* The exercise *
Quote the listing below in full and exactly as written, but omit every picture.

* Dataset content *
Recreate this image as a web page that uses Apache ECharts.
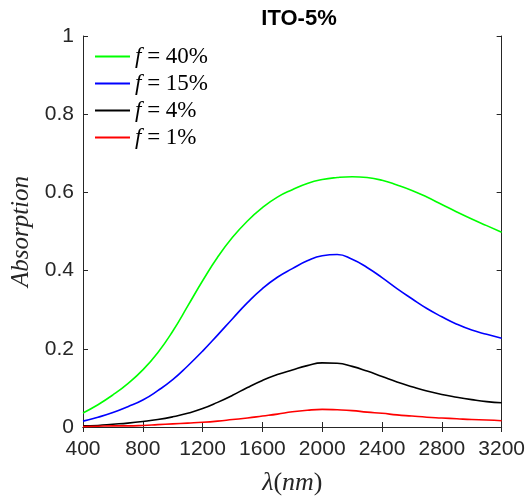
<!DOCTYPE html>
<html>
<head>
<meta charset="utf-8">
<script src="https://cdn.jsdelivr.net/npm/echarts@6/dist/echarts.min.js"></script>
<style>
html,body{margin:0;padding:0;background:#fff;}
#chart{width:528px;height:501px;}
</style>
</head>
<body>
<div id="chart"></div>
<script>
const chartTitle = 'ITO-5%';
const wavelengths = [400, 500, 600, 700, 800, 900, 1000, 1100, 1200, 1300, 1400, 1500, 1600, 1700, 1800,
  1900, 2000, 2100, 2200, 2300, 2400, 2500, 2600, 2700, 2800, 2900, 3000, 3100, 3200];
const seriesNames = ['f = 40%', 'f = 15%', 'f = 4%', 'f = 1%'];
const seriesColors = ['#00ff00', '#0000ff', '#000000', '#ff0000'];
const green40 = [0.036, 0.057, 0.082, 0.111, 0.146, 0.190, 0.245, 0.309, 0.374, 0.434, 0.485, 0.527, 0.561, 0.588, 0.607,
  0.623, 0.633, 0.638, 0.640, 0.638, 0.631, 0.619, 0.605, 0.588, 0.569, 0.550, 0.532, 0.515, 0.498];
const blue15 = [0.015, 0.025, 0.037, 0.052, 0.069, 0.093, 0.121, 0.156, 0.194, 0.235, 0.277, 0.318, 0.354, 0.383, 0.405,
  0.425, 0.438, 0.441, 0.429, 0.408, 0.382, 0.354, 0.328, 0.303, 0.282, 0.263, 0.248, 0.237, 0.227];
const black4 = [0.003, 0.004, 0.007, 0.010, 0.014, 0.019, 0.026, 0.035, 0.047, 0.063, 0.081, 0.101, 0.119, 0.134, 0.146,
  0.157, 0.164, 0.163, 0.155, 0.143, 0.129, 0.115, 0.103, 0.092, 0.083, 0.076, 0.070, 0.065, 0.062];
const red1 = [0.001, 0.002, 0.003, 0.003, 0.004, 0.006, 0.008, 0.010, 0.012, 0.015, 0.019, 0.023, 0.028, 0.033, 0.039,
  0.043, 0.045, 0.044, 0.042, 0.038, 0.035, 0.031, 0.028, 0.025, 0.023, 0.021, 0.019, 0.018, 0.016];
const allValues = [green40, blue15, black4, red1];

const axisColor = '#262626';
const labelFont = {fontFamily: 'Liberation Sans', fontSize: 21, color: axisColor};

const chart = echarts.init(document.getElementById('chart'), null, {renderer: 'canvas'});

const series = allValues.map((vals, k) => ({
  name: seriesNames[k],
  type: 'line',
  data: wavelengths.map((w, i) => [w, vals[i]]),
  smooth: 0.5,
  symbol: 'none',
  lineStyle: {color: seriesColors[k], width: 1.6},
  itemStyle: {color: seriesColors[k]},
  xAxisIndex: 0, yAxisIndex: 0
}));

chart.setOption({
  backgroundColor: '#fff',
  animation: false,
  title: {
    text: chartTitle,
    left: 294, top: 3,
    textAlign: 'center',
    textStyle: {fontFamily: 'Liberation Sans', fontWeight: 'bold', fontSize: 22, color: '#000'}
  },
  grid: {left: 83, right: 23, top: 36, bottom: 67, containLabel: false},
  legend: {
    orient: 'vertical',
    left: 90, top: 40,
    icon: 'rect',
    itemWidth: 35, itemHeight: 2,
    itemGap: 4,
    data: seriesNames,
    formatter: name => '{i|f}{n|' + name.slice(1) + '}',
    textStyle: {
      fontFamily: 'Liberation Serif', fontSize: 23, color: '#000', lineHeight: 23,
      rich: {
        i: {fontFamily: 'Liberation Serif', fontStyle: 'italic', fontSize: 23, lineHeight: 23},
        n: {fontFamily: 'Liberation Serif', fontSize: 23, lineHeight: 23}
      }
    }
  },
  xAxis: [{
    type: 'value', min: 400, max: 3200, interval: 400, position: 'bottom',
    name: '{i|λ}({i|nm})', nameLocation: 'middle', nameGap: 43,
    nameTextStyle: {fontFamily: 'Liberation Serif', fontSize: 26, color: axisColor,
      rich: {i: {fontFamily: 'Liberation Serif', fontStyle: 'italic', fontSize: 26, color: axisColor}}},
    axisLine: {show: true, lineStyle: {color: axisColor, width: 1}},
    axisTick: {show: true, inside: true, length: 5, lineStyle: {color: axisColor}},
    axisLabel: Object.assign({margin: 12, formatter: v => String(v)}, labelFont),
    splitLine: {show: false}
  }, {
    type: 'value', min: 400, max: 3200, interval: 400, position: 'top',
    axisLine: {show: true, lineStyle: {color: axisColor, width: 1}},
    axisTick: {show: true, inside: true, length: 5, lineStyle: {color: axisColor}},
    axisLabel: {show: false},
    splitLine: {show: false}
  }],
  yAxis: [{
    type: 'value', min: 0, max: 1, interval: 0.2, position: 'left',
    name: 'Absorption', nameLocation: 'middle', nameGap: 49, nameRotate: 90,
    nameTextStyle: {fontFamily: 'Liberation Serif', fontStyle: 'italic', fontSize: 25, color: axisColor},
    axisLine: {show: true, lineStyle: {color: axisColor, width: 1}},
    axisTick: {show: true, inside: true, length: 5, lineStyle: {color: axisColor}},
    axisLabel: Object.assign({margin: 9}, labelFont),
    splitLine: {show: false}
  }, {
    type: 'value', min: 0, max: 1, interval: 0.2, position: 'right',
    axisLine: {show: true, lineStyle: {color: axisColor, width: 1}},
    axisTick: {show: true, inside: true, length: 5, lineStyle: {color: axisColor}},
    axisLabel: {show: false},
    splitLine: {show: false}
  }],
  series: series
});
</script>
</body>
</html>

* Task response *
Recreate this image as a web page that uses Apache ECharts.
<!DOCTYPE html>
<html>
<head>
<meta charset="utf-8">
<script src="https://cdn.jsdelivr.net/npm/echarts@6/dist/echarts.min.js"></script>
<style>
html,body{margin:0;padding:0;background:#fff;}
#chart{width:528px;height:501px;}
</style>
</head>
<body>
<div id="chart"></div>
<script>
const chartTitle = 'ITO-5%';
const wavelengths = [400, 500, 600, 700, 800, 900, 1000, 1100, 1200, 1300, 1400, 1500, 1600, 1700, 1800,
  1900, 2000, 2100, 2200, 2300, 2400, 2500, 2600, 2700, 2800, 2900, 3000, 3100, 3200];
const seriesNames = ['f = 40%', 'f = 15%', 'f = 4%', 'f = 1%'];
const seriesColors = ['#00ff00', '#0000ff', '#000000', '#ff0000'];
const green40 = [0.036, 0.057, 0.082, 0.111, 0.146, 0.190, 0.245, 0.309, 0.374, 0.434, 0.485, 0.527, 0.561, 0.588, 0.607,
  0.623, 0.633, 0.638, 0.640, 0.638, 0.631, 0.619, 0.605, 0.588, 0.569, 0.550, 0.532, 0.515, 0.498];
const blue15 = [0.015, 0.025, 0.037, 0.052, 0.069, 0.093, 0.121, 0.156, 0.194, 0.235, 0.277, 0.318, 0.354, 0.383, 0.405,
  0.425, 0.438, 0.441, 0.429, 0.408, 0.382, 0.354, 0.328, 0.303, 0.282, 0.263, 0.248, 0.237, 0.227];
const black4 = [0.003, 0.004, 0.007, 0.010, 0.014, 0.019, 0.026, 0.035, 0.047, 0.063, 0.081, 0.101, 0.119, 0.134, 0.146,
  0.157, 0.164, 0.163, 0.155, 0.143, 0.129, 0.115, 0.103, 0.092, 0.083, 0.076, 0.070, 0.065, 0.062];
const red1 = [0.001, 0.002, 0.003, 0.003, 0.004, 0.006, 0.008, 0.010, 0.012, 0.015, 0.019, 0.023, 0.028, 0.033, 0.039,
  0.043, 0.045, 0.044, 0.042, 0.038, 0.035, 0.031, 0.028, 0.025, 0.023, 0.021, 0.019, 0.018, 0.016];
const allValues = [green40, blue15, black4, red1];

const axisColor = '#262626';
const labelFont = {fontFamily: 'Liberation Sans', fontSize: 21, color: axisColor};

const chart = echarts.init(document.getElementById('chart'), null, {renderer: 'canvas'});

const series = allValues.map((vals, k) => ({
  name: seriesNames[k],
  type: 'line',
  data: wavelengths.map((w, i) => [w, vals[i]]),
  smooth: 0.5,
  symbol: 'none',
  lineStyle: {color: seriesColors[k], width: 1.6},
  itemStyle: {color: seriesColors[k]},
  xAxisIndex: 0, yAxisIndex: 0
}));

chart.setOption({
  backgroundColor: '#fff',
  animation: false,
  title: {
    text: chartTitle,
    left: 294, top: 3,
    textAlign: 'center',
    textStyle: {fontFamily: 'Liberation Sans', fontWeight: 'bold', fontSize: 22, color: '#000'}
  },
  grid: {left: 83, right: 23, top: 36, bottom: 67, containLabel: false},
  legend: {
    orient: 'vertical',
    left: 90, top: 40,
    icon: 'rect',
    itemWidth: 35, itemHeight: 2,
    itemGap: 4,
    data: seriesNames,
    formatter: name => '{i|f}{n|' + name.slice(1) + '}',
    textStyle: {
      fontFamily: 'Liberation Serif', fontSize: 23, color: '#000', lineHeight: 23,
      rich: {
        i: {fontFamily: 'Liberation Serif', fontStyle: 'italic', fontSize: 23, lineHeight: 23},
        n: {fontFamily: 'Liberation Serif', fontSize: 23, lineHeight: 23}
      }
    }
  },
  xAxis: [{
    type: 'value', min: 400, max: 3200, interval: 400, position: 'bottom',
    name: '{i|λ}({i|nm})', nameLocation: 'middle', nameGap: 43,
    nameTextStyle: {fontFamily: 'Liberation Serif', fontSize: 26, color: axisColor,
      rich: {i: {fontFamily: 'Liberation Serif', fontStyle: 'italic', fontSize: 26, color: axisColor}}},
    axisLine: {show: true, lineStyle: {color: axisColor, width: 1}},
    axisTick: {show: true, inside: true, length: 5, lineStyle: {color: axisColor}},
    axisLabel: Object.assign({margin: 12, formatter: v => String(v)}, labelFont),
    splitLine: {show: false}
  }, {
    type: 'value', min: 400, max: 3200, interval: 400, position: 'top',
    axisLine: {show: true, lineStyle: {color: axisColor, width: 1}},
    axisTick: {show: true, inside: true, length: 5, lineStyle: {color: axisColor}},
    axisLabel: {show: false},
    splitLine: {show: false}
  }],
  yAxis: [{
    type: 'value', min: 0, max: 1, interval: 0.2, position: 'left',
    name: 'Absorption', nameLocation: 'middle', nameGap: 49, nameRotate: 90,
    nameTextStyle: {fontFamily: 'Liberation Serif', fontStyle: 'italic', fontSize: 25, color: axisColor},
    axisLine: {show: true, lineStyle: {color: axisColor, width: 1}},
    axisTick: {show: true, inside: true, length: 5, lineStyle: {color: axisColor}},
    axisLabel: Object.assign({margin: 9}, labelFont),
    splitLine: {show: false}
  }, {
    type: 'value', min: 0, max: 1, interval: 0.2, position: 'right',
    axisLine: {show: true, lineStyle: {color: axisColor, width: 1}},
    axisTick: {show: true, inside: true, length: 5, lineStyle: {color: axisColor}},
    axisLabel: {show: false},
    splitLine: {show: false}
  }],
  series: series
});
</script>
</body>
</html>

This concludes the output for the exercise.